DIRECTIONS FOR THIS TASK:
Pictures are not part of the copy. Retype the lines from the first one through the line that contains "bar shift=0pt, bar".

STORED ROWS:
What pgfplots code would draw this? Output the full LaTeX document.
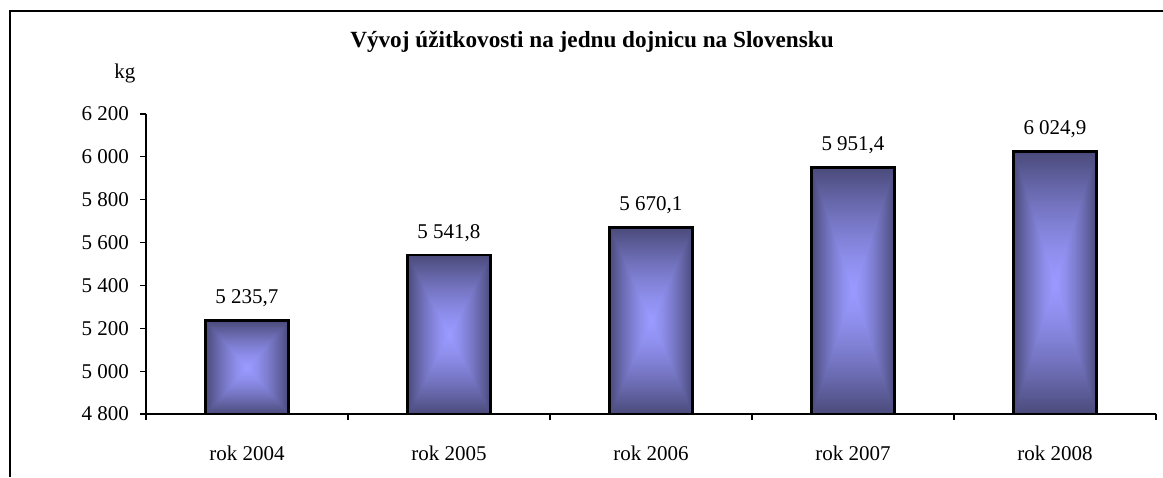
\documentclass[border=0pt]{standalone}
\usepackage{fontspec}
\setmainfont{Liberation Serif}
\usepackage{pgfplots}
\pgfplotsset{compat=1.18}

\pgfdeclarefunctionalshading{boxshade}{\pgfpoint{0bp}{0bp}}{\pgfpoint{100bp}{100bp}}{}{
 50 sub abs 25 div exch 50 sub abs 25 div
 2 copy lt {exch} if pop
 dup 1 gt {pop 1} if
 1.4 exp
 dup 0.31 mul 0.6 exch sub
 exch
 dup 0.31 mul 0.6 exch sub
 exch
 0.52 mul 1 exch sub
}

\pgfplotsset{shbar/.style={ybar, bar shift=0pt, bar width=41.5pt, draw=black, line width=1.3pt, shade, shading=boxshade}}

\begin{document}
\begin{tikzpicture}
\fontsize{10.5}{12}\selectfont
\useasboundingbox (-73pt,-31.5pt) rectangle (508.5pt,207pt);
\begin{axis}[
  at={(0,0)}, anchor=south west,
  scale only axis, width=505pt, height=150pt,
  xmin=-0.5, xmax=4.5, ymin=4800, ymax=6200,
  axis x line*=bottom, axis y line*=left,
  axis line style={-, line width=0.6pt},
  tick align=outside, major tick length=3pt,
  tick style={line width=0.6pt, black},
  xtick={-0.5,0.5,1.5,2.5,3.5,4.5},
  xticklabels={},
  extra x ticks={0,1,2,3,4},
  extra x tick labels={rok 2004,rok 2005,rok 2006,rok 2007,rok 2008},
  extra x tick style={tick style={draw=none}, tick label style={anchor=base, yshift=-20pt, font=\fontsize{10.5}{12}\selectfont}},
  ytick={4800,5000,...,6200},
  scaled y ticks=false,
  yticklabel style={anchor=east, xshift=-1.8pt, font=\fontsize{10.5}{12}\selectfont,
    /pgf/number format/.cd, 1000 sep={\ }, assume math mode=true},
  nodes near coords={\pgfmathprintnumber[fixed,fixed zerofill,precision=1,use comma,1000 sep={\ },assume math mode=true]{\pgfplotspointmeta}},
  nodes near coords style={anchor=base, yshift=8.5pt, font=\fontsize{10.5}{12}\selectfont},
]
\addplot[shbar] coordinates {(0,5235.7)};
\addplot[shbar] coordinates {(1,5541.8)};
\addplot[shbar] coordinates {(2,5670.1)};
\addplot[shbar] coordinates {(3,5951.4)};
\addplot[shbar] coordinates {(4,6024.9)};
\end{axis}
\node[anchor=base] at (-10.5pt,167.5pt) {kg};
\node[anchor=base, font=\bfseries\fontsize{11.6}{14}\selectfont] at (223pt,183pt) {Vývoj úžitkovosti na jednu dojnicu na Slovensku};
\draw[line width=0.6pt] (-68pt,-31.5pt) -- (-68pt,201.5pt) -- (508.5pt,201.5pt);
\end{tikzpicture}
\end{document}
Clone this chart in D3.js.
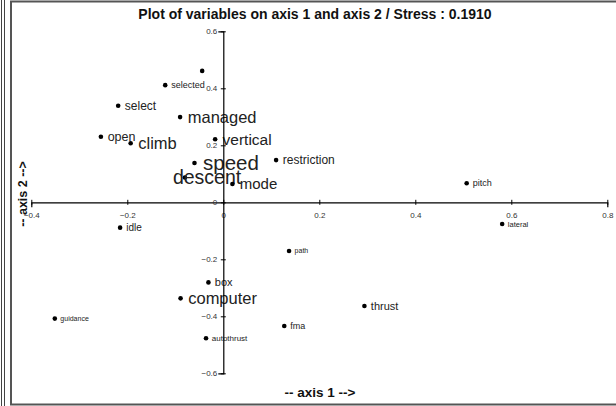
<!DOCTYPE html>
<html>
<head>
<meta charset="utf-8">
<script src="https://cdn.jsdelivr.net/npm/d3@7"></script>
<style>
  body { margin: 0; background: #fff; }
  text { font-family: "Liberation Sans", Arial, sans-serif; }
</style>
</head>
<body>
<script>
// variable names, coordinates on axis 1 / axis 2, and label sizes
const names = ['', 'selected', 'select', 'managed', 'open', 'climb', 'vertical', 'speed',
  'restriction', 'descent', 'mode', 'pitch', 'lateral', 'idle', 'path', 'box',
  'computer', 'thrust', 'guidance', 'fma', 'autothrust'];
const axis1 = [-0.044, -0.121, -0.219, -0.090, -0.255, -0.193, -0.017, -0.060,
  0.110, -0.080, 0.019, 0.507, 0.581, -0.215, 0.137, -0.031,
  -0.089, 0.294, -0.351, 0.127, -0.036];
const axis2 = [0.461, 0.411, 0.339, 0.299, 0.230, 0.207, 0.221, 0.138,
  0.148, 0.087, 0.064, 0.067, -0.076, -0.089, -0.171, -0.281,
  -0.337, -0.364, -0.408, -0.434, -0.477];
const labelSize = [9, 9, 12, 16.5, 12.5, 16.5, 15.5, 20.5,
  12, 19.5, 15, 9, 7.5, 10, 7, 11,
  16.5, 11, 7, 9, 8];
const xTicks = [-0.4, -0.2, 0, 0.2, 0.4, 0.6, 0.8];
const yTicks = [-0.6, -0.4, -0.2, 0, 0.2, 0.4, 0.6];

const width = 616, height = 406;

const svg = d3.select('body').append('svg')
  .attr('width', width)
  .attr('height', height);

// outer double line on the left and the plot frame
svg.append('line').attr('x1', 1.5).attr('x2', 1.5).attr('y1', 0).attr('y2', height)
  .attr('stroke', '#444').attr('stroke-width', 1);
svg.append('line').attr('x1', 4.5).attr('x2', 4.5).attr('y1', 0).attr('y2', height)
  .attr('stroke', '#444').attr('stroke-width', 1);
svg.append('rect')
  .attr('x', 11).attr('y', 1.5)
  .attr('width', 620).attr('height', 403)
  .attr('fill', 'none')
  .attr('stroke', '#555')
  .attr('stroke-width', 2);

const x = d3.scaleLinear().domain([-0.4, 0.8]).range([31.3, 607.3]);
const y = d3.scaleLinear().domain([-0.6, 0.6]).range([373.3, 31.3]);

const points = names.map((n, i) => ({ name: n, a1: axis1[i], a2: axis2[i], size: labelSize[i] }));

// title and axis titles
svg.append('text')
  .attr('x', 315).attr('y', 19)
  .attr('text-anchor', 'middle')
  .style('font-size', '14px').style('font-weight', 'bold')
  .attr('fill', '#111')
  .text('Plot of variables on axis 1 and axis 2 / Stress : 0.1910');

svg.append('text')
  .attr('x', 320).attr('y', 397)
  .attr('text-anchor', 'middle')
  .style('font-size', '13.5px').style('font-weight', 'bold')
  .attr('fill', '#111')
  .text('-- axis 1 -->');

svg.append('text')
  .attr('transform', 'translate(27,194) rotate(-90)')
  .attr('text-anchor', 'middle')
  .style('font-size', '12.5px').style('font-weight', 'bold')
  .attr('fill', '#111')
  .text('-- axis 2 -->');

// points and labels
const g = svg.selectAll('.pt')
  .data(points)
  .enter().append('g')
  .attr('class', 'pt');

g.append('circle')
  .attr('cx', d => x(d.a1))
  .attr('cy', d => y(d.a2))
  .attr('r', 2.3)
  .attr('fill', '#000');

g.append('text')
  .attr('x', d => x(d.a1) + (d.name === 'descent' ? -12 : 4 + d.size * 0.22))
  .attr('y', d => y(d.a2))
  .attr('dy', '0.35em')
  .style('font-size', d => d.size + 'px')
  .attr('fill', '#222')
  .text(d => d.name);

// axes crossing at the origin
const xAxis = svg.append('g')
  .attr('transform', `translate(0,${y(0)})`)
  .call(d3.axisBottom(x).tickValues(xTicks).tickSize(5).tickFormat(d3.format('')));
xAxis.selectAll('.tick line').attr('y1', -2.5).attr('y2', 2.5);
xAxis.selectAll('.tick text').attr('y', 10);

const yAxis = svg.append('g')
  .attr('transform', `translate(${x(0)},0)`)
  .call(d3.axisLeft(y).tickValues(yTicks).tickSize(5).tickFormat(d3.format('')));
yAxis.selectAll('.tick line').attr('x1', -2.5).attr('x2', 2.5);
yAxis.selectAll('.tick text').attr('x', -6);

[xAxis, yAxis].forEach(ax => {
  ax.select('.domain').attr('stroke', '#000').attr('stroke-width', 1.2);
  ax.selectAll('.tick line').attr('stroke', '#000');
  ax.selectAll('.tick text')
    .style('font-size', '8px')
    .style('font-family', '"Liberation Sans", Arial, sans-serif')
    .attr('fill', '#333');
});
</script>
</body>
</html>
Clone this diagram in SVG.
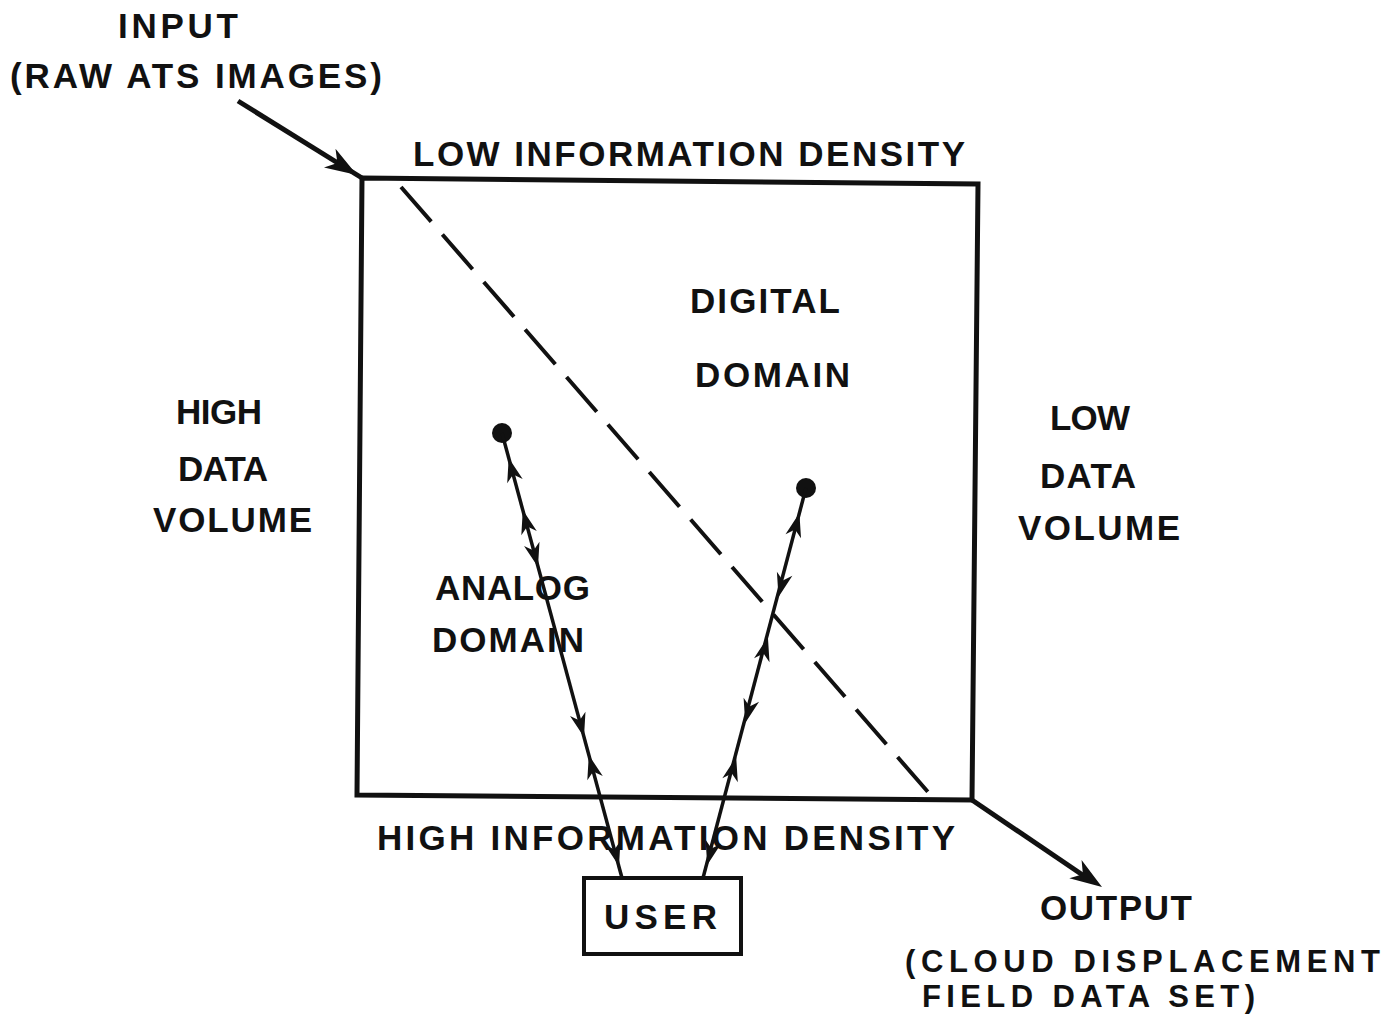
<svg xmlns="http://www.w3.org/2000/svg" width="1396" height="1014" viewBox="0 0 1396 1014">
<style>
text{font-family:"Liberation Sans",Arial,sans-serif;font-weight:bold;font-size:35px;fill:#111}
text.sm{font-size:31px}
.box{fill:none;stroke:#111;stroke-width:5;stroke-linejoin:miter}
.ln{fill:none;stroke:#111;stroke-width:3.5}
.dash{fill:none;stroke:#111;stroke-width:4;stroke-dasharray:46 17}
.ah{fill:#111}
</style>
<defs>
<path id="ah" d="M0,0 L-24,-8 L-17,0 L-24,8 Z"/>
<path id="ahL" d="M0,0 L-32,-11 L-23,0 L-32,11 Z"/>
</defs>
<rect width="1396" height="1014" fill="#fff"/>
<g id="main-box">
<polygon class="box" points="362,178 978,184 972,800 357,795"/>
</g>
<g id="user">
<rect class="box" x="584" y="878" width="157" height="76" style="stroke-width:4"/>
<text x="604" y="929" textLength="113" lengthAdjust="spacing">USER</text>
</g>
<g id="labels">
<text x="118" y="38" textLength="120" lengthAdjust="spacing">INPUT</text>
<text x="10" y="88" textLength="372" lengthAdjust="spacing">(RAW ATS IMAGES)</text>
<text x="413" y="166" textLength="552" lengthAdjust="spacing">LOW INFORMATION DENSITY</text>
<text x="690" y="313" textLength="150" lengthAdjust="spacing">DIGITAL</text>
<text x="695" y="387" textLength="155" lengthAdjust="spacing">DOMAIN</text>
<text x="176" y="424" textLength="86" lengthAdjust="spacing">HIGH</text>
<text x="178" y="481" textLength="90" lengthAdjust="spacing">DATA</text>
<text x="153" y="532" textLength="159" lengthAdjust="spacing">VOLUME</text>
<text x="1050" y="430" textLength="80" lengthAdjust="spacing">LOW</text>
<text x="1040" y="488" textLength="96" lengthAdjust="spacing">DATA</text>
<text x="1018" y="540" textLength="162" lengthAdjust="spacing">VOLUME</text>
<text x="435" y="600" textLength="155" lengthAdjust="spacing">ANALOG</text>
<text x="432" y="652" textLength="152" lengthAdjust="spacing">DOMAIN</text>
<text x="377" y="850" textLength="578" lengthAdjust="spacing">HIGH INFORMATION DENSITY</text>
<text x="1040" y="920" textLength="152" lengthAdjust="spacing">OUTPUT</text>
<text class="sm" x="905" y="972" textLength="475" lengthAdjust="spacing">(CLOUD DISPLACEMENT</text>
<text class="sm" x="922" y="1007" textLength="333" lengthAdjust="spacing">FIELD DATA SET)</text>
</g>
<g id="connectors">
<line class="dash" x1="401" y1="187" x2="928" y2="792"/>
<line class="ln" x1="238" y1="101" x2="362" y2="178" style="stroke-width:5"/>
<use href="#ahL" class="ah" transform="translate(357,175) rotate(31.6)"/>
<line class="ln" x1="972" y1="800" x2="1090" y2="880" style="stroke-width:5"/>
<use href="#ahL" class="ah" transform="translate(1102,887) rotate(33.9)"/>
<circle cx="502" cy="433" r="10" fill="#111"/>
<line class="ln" x1="502" y1="433" x2="622" y2="878"/>
<use href="#ah" class="ah" transform="translate(508.7,458) rotate(-105.09)"/>
<use href="#ah" class="ah" transform="translate(522.8,510) rotate(-105.09)"/>
<use href="#ah" class="ah" transform="translate(538,567) rotate(74.91)"/>
<use href="#ah" class="ah" transform="translate(584,737) rotate(74.91)"/>
<use href="#ah" class="ah" transform="translate(588.8,755) rotate(-105.09)"/>
<use href="#ah" class="ah" transform="translate(619,866) rotate(74.91)"/>
<circle cx="806" cy="488" r="10" fill="#111"/>
<line class="ln" x1="806" y1="488" x2="703" y2="878"/>
<use href="#ah" class="ah" transform="translate(799.4,513) rotate(-75.21)"/>
<use href="#ah" class="ah" transform="translate(778.5,597) rotate(104.79)"/>
<use href="#ah" class="ah" transform="translate(767.9,637) rotate(-75.21)"/>
<use href="#ah" class="ah" transform="translate(745.2,723) rotate(104.79)"/>
<use href="#ah" class="ah" transform="translate(736.2,757) rotate(-75.21)"/>
<use href="#ah" class="ah" transform="translate(707.2,865) rotate(104.79)"/>
</g>
</svg>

ANSWER FOR THE TASK:
What pgfplots code would draw this? Output the full LaTeX document.
\documentclass[border=0pt]{standalone}
\usepackage{fontspec}
\setmainfont{Liberation Serif}
\usepackage{pgfplots}
\pgfplotsset{compat=1.18}

\pgfdeclarefunctionalshading{boxshade}{\pgfpoint{0bp}{0bp}}{\pgfpoint{100bp}{100bp}}{}{
 50 sub abs 25 div exch 50 sub abs 25 div
 2 copy lt {exch} if pop
 dup 1 gt {pop 1} if
 1.4 exp
 dup 0.31 mul 0.6 exch sub
 exch
 dup 0.31 mul 0.6 exch sub
 exch
 0.52 mul 1 exch sub
}

\pgfplotsset{shbar/.style={ybar, bar shift=0pt, bar width=41.5pt, draw=black, line width=1.3pt, shade, shading=boxshade}}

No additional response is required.